Improved $H^1$ Theory for a Higher-Order Water Wave Model

Colette Guillop\`e
Universit\`e Paris-Est Cr\`eteil
France
Co-Author(s):    
Abstract:
This talk is concerned with a class of higher-order models for the unidirectional propagation of small amplitude long waves on the surface of an ideal fluid. In the water waves context, the Boussinesq and Korteweg-de Vries models are proven to be good approximations of the two-dimensional Euler equation in regimes where their derivation is valid. However, the time scale of their validity extends only to about ten wavelengths or so. The second-order models considered here are formally accurate on the order of a hundred wavelengths. We will show an extended version of global well-posedness in $H^1$.

A Hamiltonian Dysthe equation for hydroelastic waves in a compressed ice sheet.

Adilbek Kairzhan
Nazarbayev University
Kazakhstan
Co-Author(s):    Philippe Guyenne, Catherine Sulem
Abstract:
In this talk we consider nonlinear hydroelastic waves along a compressed ice sheet lying on top of a two-dimensional fluid of infinite depth. Based on a Hamiltonian formulation of this problem and by applying techniques from Hamiltonian perturbation theory, a Hamiltonian Dysthe equation is derived for the slowly varying envelope of modulated wavetrains. The derivation is complicated by the presence of cubic resonances. A Birkhoff normal form transformation is introduced to eliminate non-resonant triads while accommodating resonant ones. We also test the newly obtained Dysthe model against direct numerical simulations of the full Euler equations, and very good agreement is observed.

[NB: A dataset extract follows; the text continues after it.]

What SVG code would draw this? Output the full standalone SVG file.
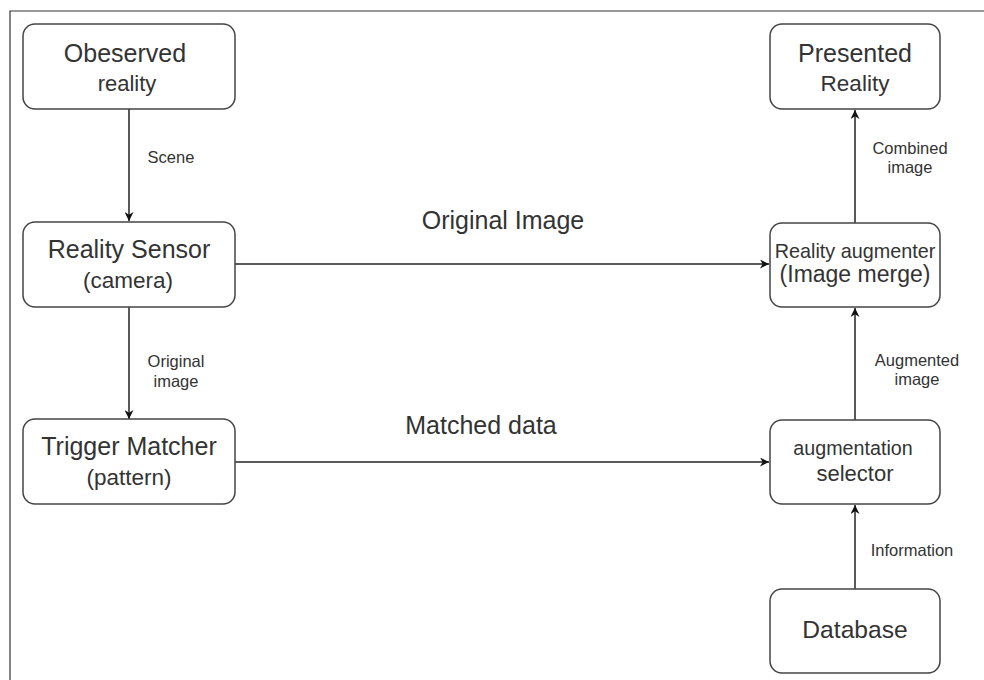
<svg xmlns="http://www.w3.org/2000/svg" width="984" height="680" viewBox="0 0 984 680">
<style>
.box{fill:#fff;stroke:#444;stroke-width:1.5}
.t{font-family:"Liberation Sans",Arial,sans-serif;fill:#333;text-anchor:middle}
.lbl{font-family:"Liberation Sans",Arial,sans-serif;fill:#333;text-anchor:middle;font-size:16.5px}
.edge{stroke:#222;stroke-width:1.5;fill:none;marker-end:url(#ah)}
</style>
<defs>
<marker id="ah" viewBox="0 0 10 10" refX="10" refY="5" markerWidth="9" markerHeight="9" markerUnits="userSpaceOnUse" orient="auto">
<path d="M0,0 L10,5 L0,10 L3,5 Z" fill="#111"/>
</marker>
</defs>
<rect width="984" height="680" fill="#fff"/>
<path d="M10,680 V11 H984" fill="none" stroke="#333" stroke-width="1.2"/>
<g id="connectors">
<line class="edge" x1="129" y1="109" x2="129" y2="221"/>
<line class="edge" x1="129" y1="307" x2="129" y2="419"/>
<line class="edge" x1="235" y1="264" x2="769" y2="264"/>
<line class="edge" x1="235" y1="462" x2="769" y2="462"/>
<line class="edge" x1="855" y1="223" x2="855" y2="110"/>
<line class="edge" x1="855" y1="420" x2="855" y2="308"/>
<line class="edge" x1="855" y1="589" x2="855" y2="505"/>
<text class="lbl" x="171" y="163">Scene</text>
<text class="lbl" x="176" y="367">Original</text>
<text class="lbl" x="176" y="387">image</text>
<text class="t" x="503" y="229" font-size="25">Original Image</text>
<text class="t" x="481" y="434" font-size="25">Matched data</text>
<text class="lbl" x="910" y="154">Combined</text>
<text class="lbl" x="910" y="173">image</text>
<text class="lbl" x="917" y="366">Augmented</text>
<text class="lbl" x="917" y="385">image</text>
<text class="lbl" x="912" y="556">Information</text>
</g>
<g id="observed">
<rect class="box" x="23" y="24" width="212" height="85" rx="12"/>
<text class="t" x="125" y="62" font-size="25">Obeserved</text>
<text class="t" x="127" y="91" font-size="22">reality</text>
</g>
<g id="sensor">
<rect class="box" x="23" y="222" width="212" height="85" rx="12"/>
<text class="t" x="129" y="258" font-size="25">Reality Sensor</text>
<text class="t" x="128" y="288" font-size="22.5">(camera)</text>
</g>
<g id="trigger">
<rect class="box" x="23" y="419" width="212" height="85" rx="12"/>
<text class="t" x="129" y="455" font-size="25">Trigger Matcher</text>
<text class="t" x="129" y="485" font-size="22.5">(pattern)</text>
</g>
<g id="presented">
<rect class="box" x="770" y="24" width="170" height="85" rx="12"/>
<text class="t" x="855" y="62" font-size="25">Presented</text>
<text class="t" x="855" y="91" font-size="22.5">Reality</text>
</g>
<g id="augmenter">
<rect class="box" x="770" y="223" width="170" height="84" rx="12"/>
<text class="t" x="855" y="258" font-size="19.8">Reality augmenter</text>
<text class="t" x="855" y="282" font-size="23">(Image merge)</text>
</g>
<g id="selector">
<rect class="box" x="770" y="420" width="170" height="84" rx="12"/>
<text class="t" x="853" y="455" font-size="19.7">augmentation</text>
<text class="t" x="855" y="481" font-size="22">selector</text>
</g>
<g id="database">
<rect class="box" x="770" y="589" width="170" height="84" rx="12"/>
<text class="t" x="855" y="638" font-size="24.6">Database</text>
</g>
</svg>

Grounded shallow ice sheets melting as an obstacle problem

Paolo Piersanti
The Chinese University of Hong Kong Shenzhen
Peoples Rep of China
Co-Author(s):    Roger Temam
Abstract:
In this talk, which is the result of a joint work of the speaker with Roger Temam (Indiana University), we will study a model describing the evolution of the thickness of a grounded shallow ice sheet. Since the thickness of the ice sheet is constrained to be nonnegative, the problem under consideration is an obstacle problem. A rigorous modelling exercise shows that this model, which is time-dependent, is governed by a set of variational inequalities that involve nonlinearities in the time derivative and in the elliptic term. In order to establish the existence of solutions for the time-dependent model we recovered, formally, upon completion of the aforementioned modelling exercise, we first depart from a penalized relaxation, and we show - by resorting to a discretization in time - that the corresponding relaxed problem admits at least one solution. Secondly, by means of Dubinskii`s lemma and other new results and new inequalities, we extract compactness for the family of solutions of the relaxed problems and we show that this family of solutions converges to a solution of a doubly nonlinear parabolic variational inequality akin to the one that was recovered formally.